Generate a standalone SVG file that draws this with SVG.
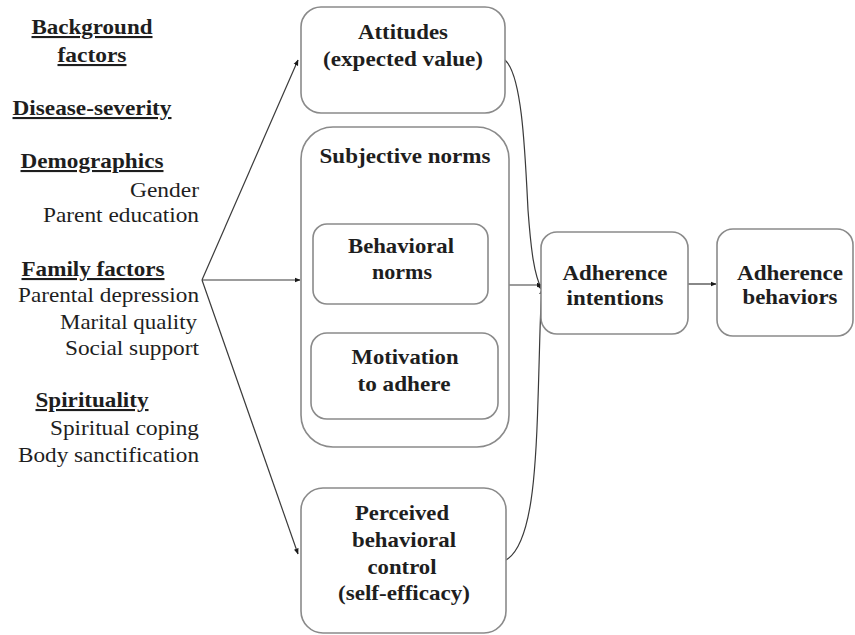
<svg xmlns="http://www.w3.org/2000/svg" width="855" height="635" viewBox="0 0 855 635">
<defs>
<style>
.box{fill:#fff;stroke:#8a8a8a;stroke-width:1.6}
.t{font-family:'Liberation Serif','DejaVu Serif',serif;font-size:21px;fill:#1e1e1e}
.b{font-weight:bold;text-anchor:middle}
.h{font-weight:bold;text-anchor:middle;text-decoration:underline}
.r{text-anchor:end}
.c{fill:none;stroke:#3a3a3a;stroke-width:1.2}
</style>
<marker id="ah" viewBox="0 0 10 10" refX="9" refY="5" markerWidth="6" markerHeight="6" orient="auto" markerUnits="userSpaceOnUse">
<path d="M0,1 L10,5 L0,9 Z" fill="#1a1a1a"/>
</marker>
</defs>
<rect width="855" height="635" fill="#fff"/>

<g id="background" font-family="Liberation Serif, serif">
<text class="t h" x="92" y="34" textLength="121" lengthAdjust="spacingAndGlyphs">Background</text>
<text class="t h" x="92" y="62" textLength="69" lengthAdjust="spacingAndGlyphs">factors</text>
<text class="t h" x="92" y="115" textLength="159" lengthAdjust="spacingAndGlyphs">Disease-severity</text>
<text class="t h" x="92" y="168" textLength="143" lengthAdjust="spacingAndGlyphs">Demographics</text>
<text class="t r" x="199" y="197" textLength="69" lengthAdjust="spacingAndGlyphs">Gender</text>
<text class="t r" x="199" y="222" textLength="156" lengthAdjust="spacingAndGlyphs">Parent education</text>
<text class="t h" x="93" y="276" textLength="143" lengthAdjust="spacingAndGlyphs">Family factors</text>
<text class="t r" x="199" y="302" textLength="181" lengthAdjust="spacingAndGlyphs">Parental depression</text>
<text class="t r" x="197" y="329" textLength="137" lengthAdjust="spacingAndGlyphs">Marital quality</text>
<text class="t r" x="199" y="355" textLength="134" lengthAdjust="spacingAndGlyphs">Social support</text>
<text class="t h" x="92" y="407" textLength="113" lengthAdjust="spacingAndGlyphs">Spirituality</text>
<text class="t r" x="199" y="435" textLength="149" lengthAdjust="spacingAndGlyphs">Spiritual coping</text>
<text class="t r" x="199" y="462" textLength="181" lengthAdjust="spacingAndGlyphs">Body sanctification</text>
</g>

<g id="connectors">
<line class="c" x1="202" y1="280" x2="298" y2="60" marker-end="url(#ah)"/>
<line class="c" x1="202" y1="280" x2="300" y2="280" marker-end="url(#ah)"/>
<line class="c" x1="202" y1="280" x2="298" y2="554" marker-end="url(#ah)"/>
<path class="c" d="M505,60 C522,75 525,150 528,210 C531,250 534,275 542,290" marker-end="url(#ah)"/>
<line class="c" x1="509" y1="285" x2="542" y2="285" marker-end="url(#ah)"/>
<path class="c" d="M506,560 C532,545 536,470 538,400 C540,340 540,310 542,289" marker-end="url(#ah)"/>
<line class="c" x1="688" y1="284" x2="716" y2="284" marker-end="url(#ah)"/>
</g>

<g id="attitudes">
<rect class="box" x="301" y="7" width="204" height="106" rx="20"/>
<text class="t b" x="403" y="39" textLength="90" lengthAdjust="spacingAndGlyphs">Attitudes</text>
<text class="t b" x="403" y="66" textLength="160" lengthAdjust="spacingAndGlyphs">(expected value)</text>
</g>

<g id="subjective-norms">
<rect class="box" x="301" y="127" width="208" height="320" rx="32"/>
<text class="t b" x="405" y="163" textLength="171" lengthAdjust="spacingAndGlyphs">Subjective norms</text>
</g>

<g id="behavioral-norms">
<rect class="box" x="313" y="224" width="175" height="80" rx="14"/>
<text class="t b" x="401" y="253" textLength="106" lengthAdjust="spacingAndGlyphs">Behavioral</text>
<text class="t b" x="402" y="279" textLength="60" lengthAdjust="spacingAndGlyphs">norms</text>
</g>

<g id="motivation">
<rect class="box" x="311" y="333" width="187" height="86" rx="16"/>
<text class="t b" x="405" y="364" textLength="107" lengthAdjust="spacingAndGlyphs">Motivation</text>
<text class="t b" x="404" y="391" textLength="93" lengthAdjust="spacingAndGlyphs">to adhere</text>
</g>

<g id="perceived-control">
<rect class="box" x="301" y="488" width="205" height="145" rx="22"/>
<text class="t b" x="402" y="520" textLength="94" lengthAdjust="spacingAndGlyphs">Perceived</text>
<text class="t b" x="404" y="547" textLength="104" lengthAdjust="spacingAndGlyphs">behavioral</text>
<text class="t b" x="402" y="574" textLength="69" lengthAdjust="spacingAndGlyphs">control</text>
<text class="t b" x="404" y="600" textLength="132" lengthAdjust="spacingAndGlyphs">(self-efficacy)</text>
</g>

<g id="adherence-intentions">
<rect class="box" x="541" y="232" width="147" height="102" rx="16"/>
<text class="t b" x="615" y="280" textLength="105" lengthAdjust="spacingAndGlyphs">Adherence</text>
<text class="t b" x="615" y="305" textLength="97" lengthAdjust="spacingAndGlyphs">intentions</text>
</g>

<g id="adherence-behaviors">
<rect class="box" x="717" y="229" width="136" height="107" rx="16"/>
<text class="t b" x="790" y="280" textLength="106" lengthAdjust="spacingAndGlyphs">Adherence</text>
<text class="t b" x="790" y="304" textLength="95" lengthAdjust="spacingAndGlyphs">behaviors</text>
</g>
</svg>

## Problem requirements:
All the material shown above is to be copied exactly, with no pictures carried over.

## Completed exercise:
Generate a standalone SVG file that draws this with SVG.
<svg xmlns="http://www.w3.org/2000/svg" width="855" height="635" viewBox="0 0 855 635">
<defs>
<style>
.box{fill:#fff;stroke:#8a8a8a;stroke-width:1.6}
.t{font-family:'Liberation Serif','DejaVu Serif',serif;font-size:21px;fill:#1e1e1e}
.b{font-weight:bold;text-anchor:middle}
.h{font-weight:bold;text-anchor:middle;text-decoration:underline}
.r{text-anchor:end}
.c{fill:none;stroke:#3a3a3a;stroke-width:1.2}
</style>
<marker id="ah" viewBox="0 0 10 10" refX="9" refY="5" markerWidth="6" markerHeight="6" orient="auto" markerUnits="userSpaceOnUse">
<path d="M0,1 L10,5 L0,9 Z" fill="#1a1a1a"/>
</marker>
</defs>
<rect width="855" height="635" fill="#fff"/>

<g id="background" font-family="Liberation Serif, serif">
<text class="t h" x="92" y="34" textLength="121" lengthAdjust="spacingAndGlyphs">Background</text>
<text class="t h" x="92" y="62" textLength="69" lengthAdjust="spacingAndGlyphs">factors</text>
<text class="t h" x="92" y="115" textLength="159" lengthAdjust="spacingAndGlyphs">Disease-severity</text>
<text class="t h" x="92" y="168" textLength="143" lengthAdjust="spacingAndGlyphs">Demographics</text>
<text class="t r" x="199" y="197" textLength="69" lengthAdjust="spacingAndGlyphs">Gender</text>
<text class="t r" x="199" y="222" textLength="156" lengthAdjust="spacingAndGlyphs">Parent education</text>
<text class="t h" x="93" y="276" textLength="143" lengthAdjust="spacingAndGlyphs">Family factors</text>
<text class="t r" x="199" y="302" textLength="181" lengthAdjust="spacingAndGlyphs">Parental depression</text>
<text class="t r" x="197" y="329" textLength="137" lengthAdjust="spacingAndGlyphs">Marital quality</text>
<text class="t r" x="199" y="355" textLength="134" lengthAdjust="spacingAndGlyphs">Social support</text>
<text class="t h" x="92" y="407" textLength="113" lengthAdjust="spacingAndGlyphs">Spirituality</text>
<text class="t r" x="199" y="435" textLength="149" lengthAdjust="spacingAndGlyphs">Spiritual coping</text>
<text class="t r" x="199" y="462" textLength="181" lengthAdjust="spacingAndGlyphs">Body sanctification</text>
</g>

<g id="connectors">
<line class="c" x1="202" y1="280" x2="298" y2="60" marker-end="url(#ah)"/>
<line class="c" x1="202" y1="280" x2="300" y2="280" marker-end="url(#ah)"/>
<line class="c" x1="202" y1="280" x2="298" y2="554" marker-end="url(#ah)"/>
<path class="c" d="M505,60 C522,75 525,150 528,210 C531,250 534,275 542,290" marker-end="url(#ah)"/>
<line class="c" x1="509" y1="285" x2="542" y2="285" marker-end="url(#ah)"/>
<path class="c" d="M506,560 C532,545 536,470 538,400 C540,340 540,310 542,289" marker-end="url(#ah)"/>
<line class="c" x1="688" y1="284" x2="716" y2="284" marker-end="url(#ah)"/>
</g>

<g id="attitudes">
<rect class="box" x="301" y="7" width="204" height="106" rx="20"/>
<text class="t b" x="403" y="39" textLength="90" lengthAdjust="spacingAndGlyphs">Attitudes</text>
<text class="t b" x="403" y="66" textLength="160" lengthAdjust="spacingAndGlyphs">(expected value)</text>
</g>

<g id="subjective-norms">
<rect class="box" x="301" y="127" width="208" height="320" rx="32"/>
<text class="t b" x="405" y="163" textLength="171" lengthAdjust="spacingAndGlyphs">Subjective norms</text>
</g>

<g id="behavioral-norms">
<rect class="box" x="313" y="224" width="175" height="80" rx="14"/>
<text class="t b" x="401" y="253" textLength="106" lengthAdjust="spacingAndGlyphs">Behavioral</text>
<text class="t b" x="402" y="279" textLength="60" lengthAdjust="spacingAndGlyphs">norms</text>
</g>

<g id="motivation">
<rect class="box" x="311" y="333" width="187" height="86" rx="16"/>
<text class="t b" x="405" y="364" textLength="107" lengthAdjust="spacingAndGlyphs">Motivation</text>
<text class="t b" x="404" y="391" textLength="93" lengthAdjust="spacingAndGlyphs">to adhere</text>
</g>

<g id="perceived-control">
<rect class="box" x="301" y="488" width="205" height="145" rx="22"/>
<text class="t b" x="402" y="520" textLength="94" lengthAdjust="spacingAndGlyphs">Perceived</text>
<text class="t b" x="404" y="547" textLength="104" lengthAdjust="spacingAndGlyphs">behavioral</text>
<text class="t b" x="402" y="574" textLength="69" lengthAdjust="spacingAndGlyphs">control</text>
<text class="t b" x="404" y="600" textLength="132" lengthAdjust="spacingAndGlyphs">(self-efficacy)</text>
</g>

<g id="adherence-intentions">
<rect class="box" x="541" y="232" width="147" height="102" rx="16"/>
<text class="t b" x="615" y="280" textLength="105" lengthAdjust="spacingAndGlyphs">Adherence</text>
<text class="t b" x="615" y="305" textLength="97" lengthAdjust="spacingAndGlyphs">intentions</text>
</g>

<g id="adherence-behaviors">
<rect class="box" x="717" y="229" width="136" height="107" rx="16"/>
<text class="t b" x="790" y="280" textLength="106" lengthAdjust="spacingAndGlyphs">Adherence</text>
<text class="t b" x="790" y="304" textLength="95" lengthAdjust="spacingAndGlyphs">behaviors</text>
</g>
</svg>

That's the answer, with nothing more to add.